Do someone had the same experience and have an explaination of the phenomen????


Very hard to me to even expect this. At least that the sound should be more natural.
After all the output from the CD drive is a digital signal, that is EITHER saved to a WAV file on the HD, OR sent to the DAC.

The quality of the signals from either CD or WAV file should be the same, as the content of the WAV file depends on the quality of reading of the track on the CD by the laser.

Two things must be different:
1. the reading of the CD track by a laser and
2. the reading of a file by the reading head of the HD.

Now remember: The WAV file was generated by the reading of the CD by the laser, if any errors appeared here, they must be saved into the WAV file.

Best case is that the HD reading head adds something on top of what the laser did read when the track was ripped to the HD.

This additional "something" is probably distortion, that is perceived as more "air". More air often fools listeners to perceive sound as coming from larger spaces, etc.

Agree?
;)
 
My take is that you don't have enough information to make an informed decision. There are too many variables:

Is the playback chain the same when playing from the PC's CD or HD? Are you sure?

When comparing the computer playback chain with the standalone CD player chain you have further questions in this regard.

And you are using iTunes (i.e compressed audio?)?

There are of course a bunch of other assumptions.


There is no doubt in my mind that the audio data is most reliably read when using an excellent computer drive such as Plextor Premium CD Burner and one has enough time to allow for re-reads which the drive will do without addtional software.

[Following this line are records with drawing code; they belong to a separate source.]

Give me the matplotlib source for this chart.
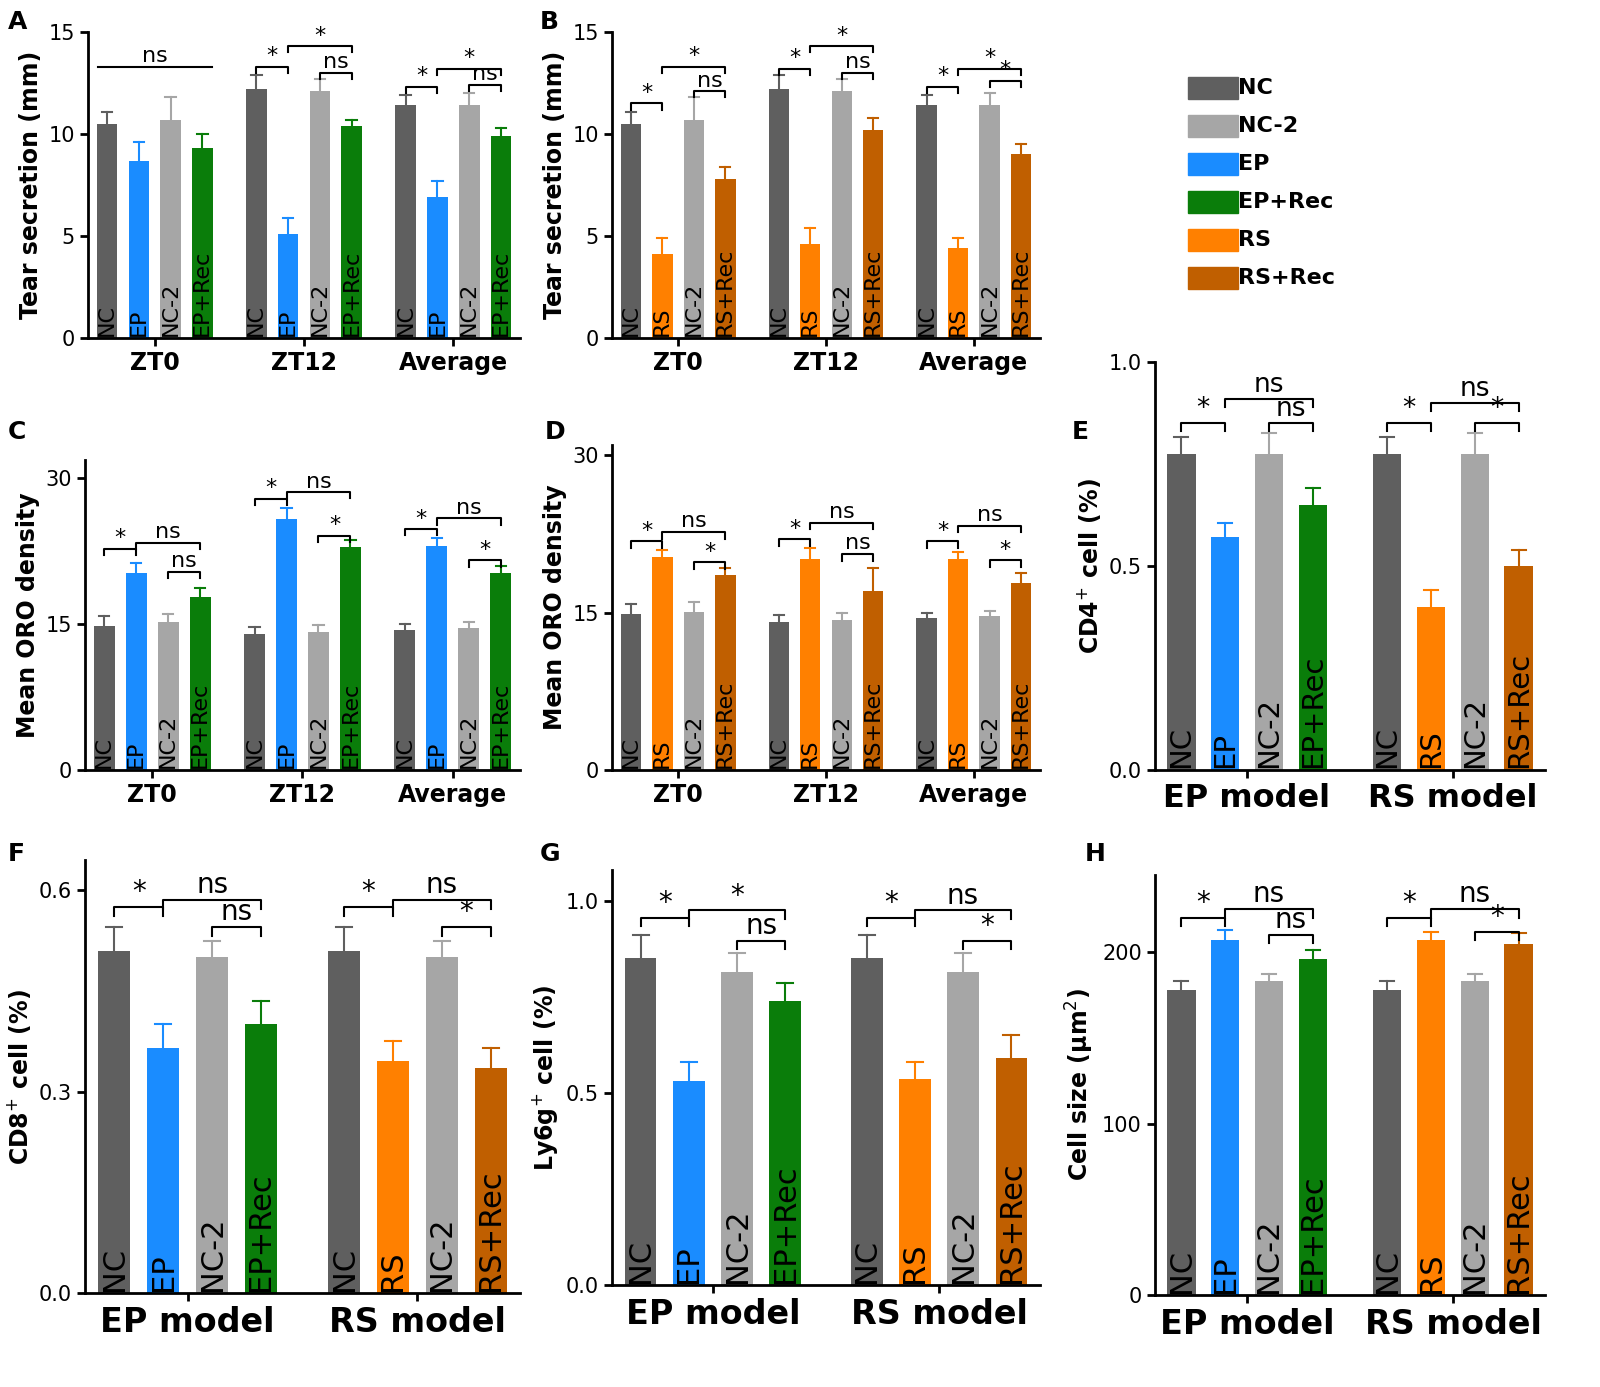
import numpy as np
import matplotlib
matplotlib.use("Agg")
import matplotlib.pyplot as plt

plt.rcParams['font.family'] = ['DejaVu Sans']

W, H = 1600, 1387

C_NC, C_NC2 = '#5f5f5f', '#a6a6a6'
C_EP, C_EPR = '#1a8cff', '#0a7d0a'
C_RS, C_RSR = '#ff8000', '#c05f00'

# ---- data ----
groups_zt = ['ZT0', 'ZT12', 'Average']
groups_model = ['EP model', 'RS model']
labels_ep = ['NC', 'EP', 'NC-2', 'EP+Rec']
labels_rs = ['NC', 'RS', 'NC-2', 'RS+Rec']

a_vals = [[10.5, 8.7, 10.7, 9.3], [12.2, 5.1, 12.1, 10.4], [11.4, 6.9, 11.4, 9.9]]
a_errs = [[0.6, 0.9, 1.1, 0.7], [0.7, 0.8, 0.6, 0.3], [0.5, 0.8, 0.6, 0.4]]
b_vals = [[10.5, 4.1, 10.7, 7.8], [12.2, 4.6, 12.1, 10.2], [11.4, 4.4, 11.4, 9.0]]
b_errs = [[0.6, 0.8, 1.1, 0.6], [0.7, 0.8, 0.6, 0.6], [0.5, 0.5, 0.6, 0.5]]
c_vals = [[14.8, 20.2, 15.2, 17.7], [13.9, 25.7, 14.2, 22.9], [14.4, 23.0, 14.6, 20.2]]
c_errs = [[1.0, 1.0, 0.8, 1.0], [0.8, 1.2, 0.7, 0.7], [0.6, 0.8, 0.6, 0.7]]
d_vals = [[14.9, 20.3, 15.1, 18.6], [14.1, 20.1, 14.3, 17.1], [14.5, 20.1, 14.7, 17.8]]
d_errs = [[0.9, 0.7, 0.9, 0.7], [0.7, 1.1, 0.7, 2.2], [0.5, 0.7, 0.5, 1.0]]
e_vals = [[0.775, 0.57, 0.775, 0.65], [0.775, 0.40, 0.775, 0.50]]
e_errs = [[0.04, 0.035, 0.05, 0.04], [0.04, 0.04, 0.05, 0.04]]
f_vals = [[0.51, 0.365, 0.50, 0.40], [0.51, 0.345, 0.50, 0.335]]
f_errs = [[0.035, 0.035, 0.025, 0.035], [0.035, 0.03, 0.025, 0.03]]
g_vals = [[0.85, 0.53, 0.815, 0.74], [0.85, 0.535, 0.815, 0.59]]
g_errs = [[0.06, 0.05, 0.05, 0.045], [0.06, 0.045, 0.05, 0.06]]
h_vals = [[178, 207, 183, 196], [178, 207, 183, 205]]
h_errs = [[5, 6, 4, 5], [5, 5, 4, 6]]

# brackets per group: (bar_i, bar_j, height, text)
a_br = [[(0, 3, 13.3, 'ns')],
        [(0, 1, 13.3, '*'), (1, 3, 14.3, '*'), (2, 3, 13.0, 'ns')],
        [(0, 1, 12.3, '*'), (1, 3, 13.2, '*'), (2, 3, 12.4, 'ns')]]
b_br = [[(0, 1, 11.5, '*'), (1, 3, 13.3, '*'), (2, 3, 12.1, 'ns')],
        [(0, 1, 13.2, '*'), (1, 3, 14.3, '*'), (2, 3, 13.0, 'ns')],
        [(0, 1, 12.3, '*'), (1, 3, 13.2, '*'), (2, 3, 12.6, '*')]]
c_br = [[(0, 1, 22.7, '*'), (1, 3, 23.3, 'ns'), (2, 3, 20.3, 'ns')],
        [(0, 1, 27.8, '*'), (1, 3, 28.5, 'ns'), (2, 3, 24.0, '*')],
        [(0, 1, 24.7, '*'), (1, 3, 25.8, 'ns'), (2, 3, 21.5, '*')]]
d_br = [[(0, 1, 21.8, '*'), (1, 3, 22.7, 'ns'), (2, 3, 19.8, '*')],
        [(0, 1, 22.0, '*'), (1, 3, 23.6, 'ns'), (2, 3, 20.6, 'ns')],
        [(0, 1, 21.8, '*'), (1, 3, 23.3, 'ns'), (2, 3, 20.0, '*')]]
e_br = [[(0, 1, 0.85, '*'), (1, 3, 0.91, 'ns'), (2, 3, 0.85, 'ns')],
        [(0, 1, 0.85, '*'), (1, 3, 0.90, 'ns'), (2, 3, 0.85, '*')]]
f_br = [[(0, 1, 0.575, '*'), (1, 3, 0.585, 'ns'), (2, 3, 0.545, 'ns')],
        [(0, 1, 0.575, '*'), (1, 3, 0.585, 'ns'), (2, 3, 0.545, '*')]]
g_br = [[(0, 1, 0.955, '*'), (1, 3, 0.975, '*'), (2, 3, 0.895, 'ns')],
        [(0, 1, 0.955, '*'), (1, 3, 0.975, 'ns'), (2, 3, 0.895, '*')]]
h_br = [[(0, 1, 220, '*'), (1, 3, 225, 'ns'), (2, 3, 210, 'ns')],
        [(0, 1, 220, '*'), (1, 3, 225, 'ns'), (2, 3, 212, '*')]]

fig = plt.figure(figsize=(W / 100, H / 100), dpi=100)


def add_ax(l, r, t, b):
    return fig.add_axes([l / W, 1 - b / H, (r - l) / W, (b - t) / H])


def panel(ax, vals, errs, label_sets, color_sets, groups, brs, ylim, yticks, ylabel,
          lab_fs, grp_fs, gpitch=4.7, bw=0.65, star_fs=16, tick_fs=15, yl_fs=17):
    for g, (v, e) in enumerate(zip(vals, errs)):
        xs = g * gpitch + np.arange(4)
        colors = color_sets[g]
        labels = label_sets[g]
        ax.bar(xs, v, width=bw, color=colors, zorder=2)
        for x, vv, ee, c, lb in zip(xs, v, e, colors, labels):
            ax.plot([x, x], [vv, vv + ee], color=c, lw=1.5, zorder=1)
            ax.plot([x - bw / 4, x + bw / 4], [vv + ee] * 2, color=c, lw=1.5)
            ax.text(x, ylim[1] * 0.005, lb, rotation=90, ha='center', va='bottom',
                    fontsize=lab_fs, color='black', zorder=3)
        d = (ylim[1] - ylim[0]) * 0.02
        for i, j, h, t in brs[g]:
            x1, x2 = xs[i], xs[j]
            if len(brs[g]) == 1:
                ax.plot([x1 - 0.3, x2 + 0.3], [h, h], color='black', lw=1.5, clip_on=False)
            else:
                ax.plot([x1, x1, x2, x2], [h - d, h, h, h - d], color='black', lw=1.5, clip_on=False)
            ax.text((x1 + x2) / 2, h + d * 0.1, t, ha='center', va='bottom',
                    fontsize=star_fs, clip_on=False)
    ax.set_xticks([g * gpitch + 1.5 for g in range(len(groups))])
    ax.set_xticklabels(groups, fontsize=grp_fs, fontweight='bold')
    ax.set_xlim(-0.6, (len(groups) - 1) * gpitch + 3.6)
    ax.set_ylim(*ylim)
    ax.set_yticks(yticks)
    ax.tick_params(axis='y', labelsize=tick_fs, width=2, length=6)
    ax.tick_params(axis='x', width=2, length=6)
    ax.set_ylabel(ylabel, fontsize=yl_fs, fontweight='bold')
    for s in ['top', 'right']:
        ax.spines[s].set_visible(False)
    for s in ['left', 'bottom']:
        ax.spines[s].set_linewidth(2)


ep_cols = [C_NC, C_EP, C_NC2, C_EPR]
rs_cols = [C_NC, C_RS, C_NC2, C_RSR]

axA = add_ax(88, 520, 32, 338)
panel(axA, a_vals, a_errs, [labels_ep] * 3, [ep_cols] * 3, groups_zt, a_br, (0, 15), [0, 5, 10, 15],
      'Tear secretion (mm)', 16, 17)
axB = add_ax(612, 1040, 32, 338)
panel(axB, b_vals, b_errs, [labels_rs] * 3, [rs_cols] * 3, groups_zt, b_br, (0, 15), [0, 5, 10, 15],
      'Tear secretion (mm)', 16, 17)
axC = add_ax(85, 520, 460, 770)
panel(axC, c_vals, c_errs, [labels_ep] * 3, [ep_cols] * 3, groups_zt, c_br, (0, 31.8), [0, 15, 30],
      'Mean ORO density', 16, 17)
axD = add_ax(612, 1040, 445, 770)
panel(axD, d_vals, d_errs, [labels_rs] * 3, [rs_cols] * 3, groups_zt, d_br, (0, 31), [0, 15, 30],
      'Mean ORO density', 16, 17)

model_labels = [labels_ep, labels_rs]
model_cols = [ep_cols, rs_cols]
axE = add_ax(1155, 1545, 362, 770)
panel(axE, e_vals, e_errs, model_labels, model_cols, groups_model, e_br, (0, 1.0), [0, 0.5, 1.0],
      'CD4$^{+}$ cell (%)', 21, 23, star_fs=19)
axF = add_ax(85, 520, 860, 1293)
panel(axF, f_vals, f_errs, model_labels, model_cols, groups_model, f_br, (0, 0.645), [0, 0.3, 0.6],
      'CD8$^{+}$ cell (%)', 22, 24, star_fs=20)
axG = add_ax(612, 1040, 870, 1285)
panel(axG, g_vals, g_errs, model_labels, model_cols, groups_model, g_br, (0, 1.08), [0, 0.5, 1.0],
      'Ly6g$^{+}$ cell (%)', 22, 24, star_fs=20)
axH = add_ax(1155, 1545, 875, 1295)
panel(axH, h_vals, h_errs, model_labels, model_cols, groups_model, h_br, (0, 245), [0, 100, 200],
      'Cell size (μm$^{2}$)', 22, 24, star_fs=20)

for lt, px, py in [('A', 8, 10), ('B', 540, 10), ('C', 8, 420), ('D', 545, 420),
                   ('E', 1072, 420), ('F', 8, 842), ('G', 540, 842), ('H', 1085, 842)]:
    fig.text(px / W, 1 - py / H, lt, fontsize=18, fontweight='bold', va='top')

# legend
leg_names = ['NC', 'NC-2', 'EP', 'EP+Rec', 'RS', 'RS+Rec']
leg_cols = [C_NC, C_NC2, C_EP, C_EPR, C_RS, C_RSR]
for k, (n, c) in enumerate(zip(leg_names, leg_cols)):
    y = 88 + k * 38
    fig.patches.append(plt.Rectangle((1188 / W, 1 - (y + 11) / H), 50 / W, 22 / H,
                                     transform=fig.transFigure, color=c))
    fig.text(1238 / W, 1 - y / H, n, fontsize=16, fontweight='bold', va='center')

fig.savefig('out.png', dpi=100)
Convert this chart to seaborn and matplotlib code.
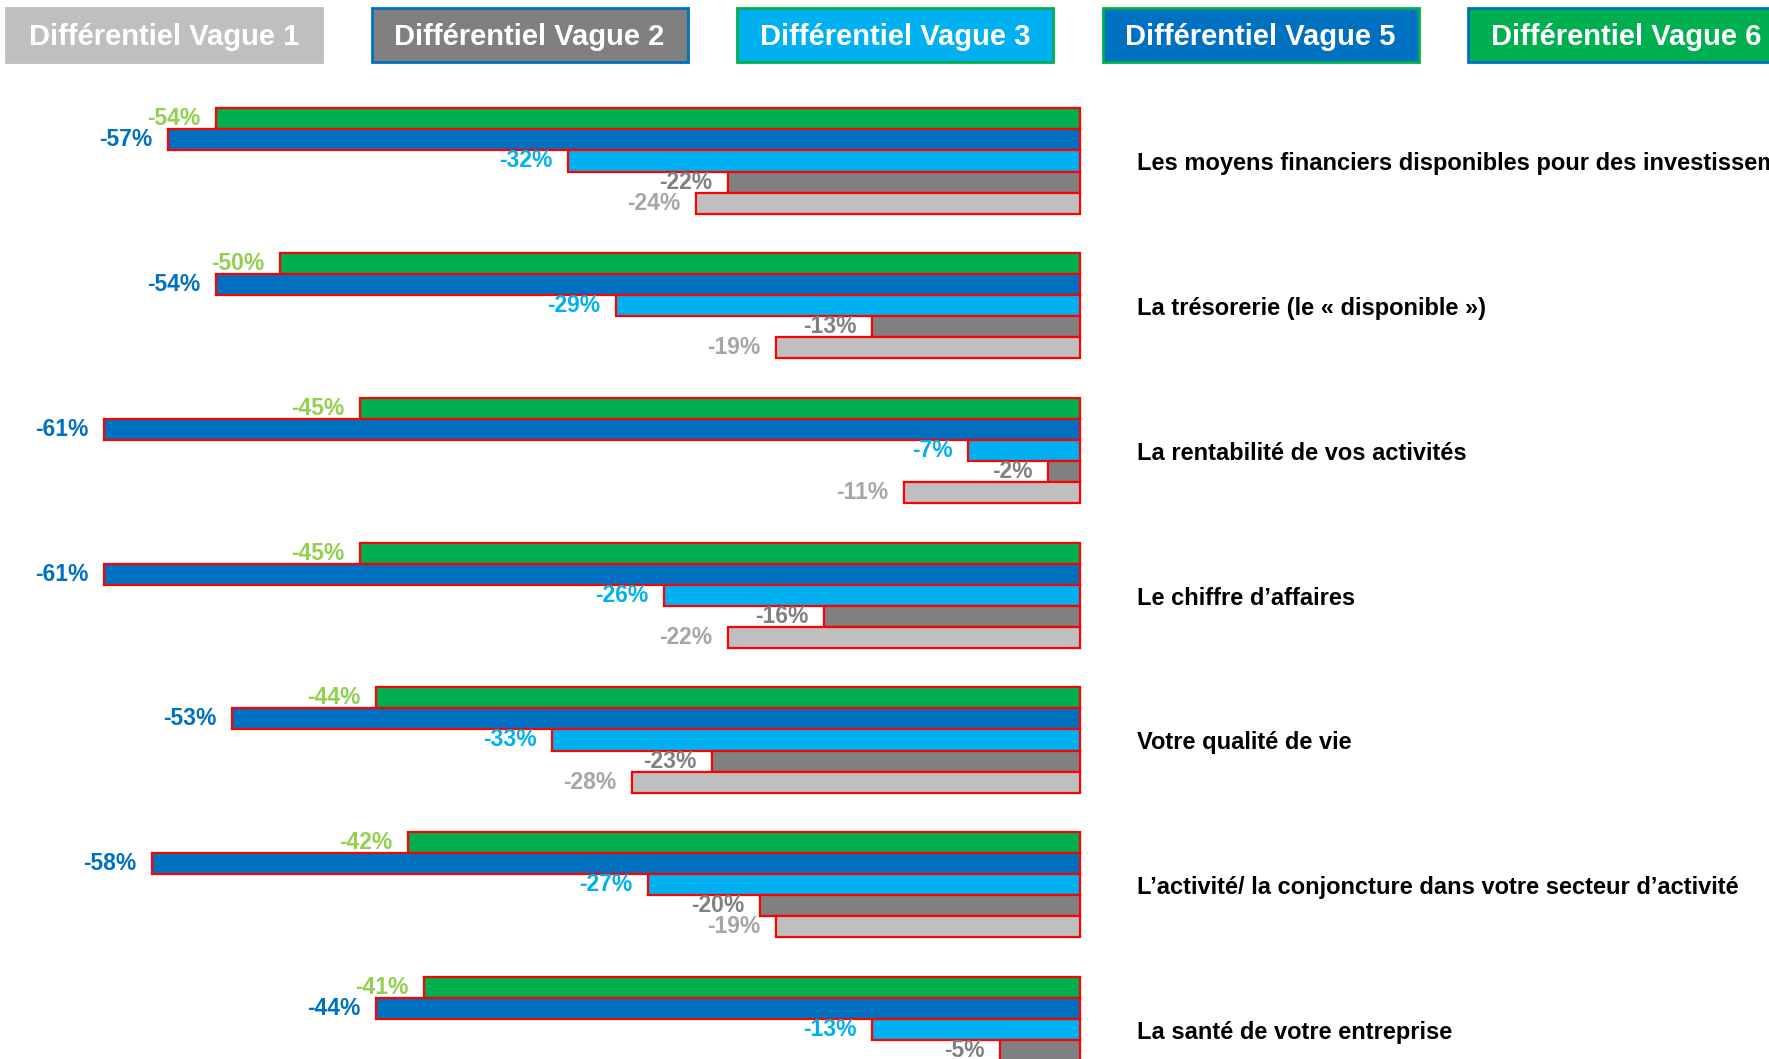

It is probably better than even the most expensive CD players for this bit extraction even if it reads without the possibility for re-reads.

One thing is for sure - the PC is the future of playback. Music data will reside on hard drives (or on drives on the net) and as implementations on computers is improved you will get at least as good sound from the PC as the CD player. I think I am there already - many sound-cards offer word clock in which allows one to minimize source, cable and receiver jitter.